The programs are currently "single stack" and support only IPv4, since supporting both IPv4 and IPv6 addresses for a single visitor is more complicated to implement, support, and troubleshoot.
Network-based access control like this is not intended as a primary security feature, but rather as an additional "moat" in front of already well-protected servers and applications, to deny access to bots and scanners and DoS attacks so that there is less load and noise in logs.
Trivial script to purge OpenBSD pf address tables. We've used this in a cron job to purge temporary whitelisting every day, or week, for example.
This script manages the database of failed logins by user name, and lets you clear counters.
This is the original, simple firewall whitelisting script that runs under suidperl. Set its permissions like this:
chown root:root $file
chmod u=srx,go= $file
It is invoked by Apache as a CGI program, and counts on you setting Apache up with HTTP basic authentication to protect it.
This is a more feature-rich firewall whitelisting script that runs under plain perl from within a sudo wrapper.
It also expects to be invoked by Apache as a CGI program, but has its own user and group authentication.
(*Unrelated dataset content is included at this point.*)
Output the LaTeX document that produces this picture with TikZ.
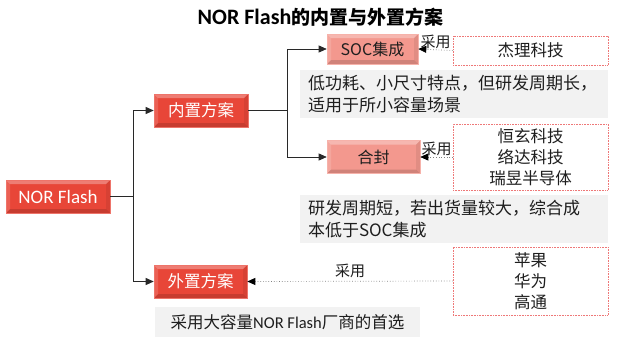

It also adds per-username login failure counters, and can ssh to remote systems to adjust their firewall rules too.
This is based on firewall-whitelisting-remote-cgi but instead of using ssh to a host-based firewall, it uses the Amazon API to add IP addresses to a particular AWS security group.
OpenBSD does not provide suidperl, and newer versions of Perl don't provide it any more at all, so this script is a simple sudo wrapper that will run the CGI program with root privileges it needs (if you configure your /etc/sudoers appropriately).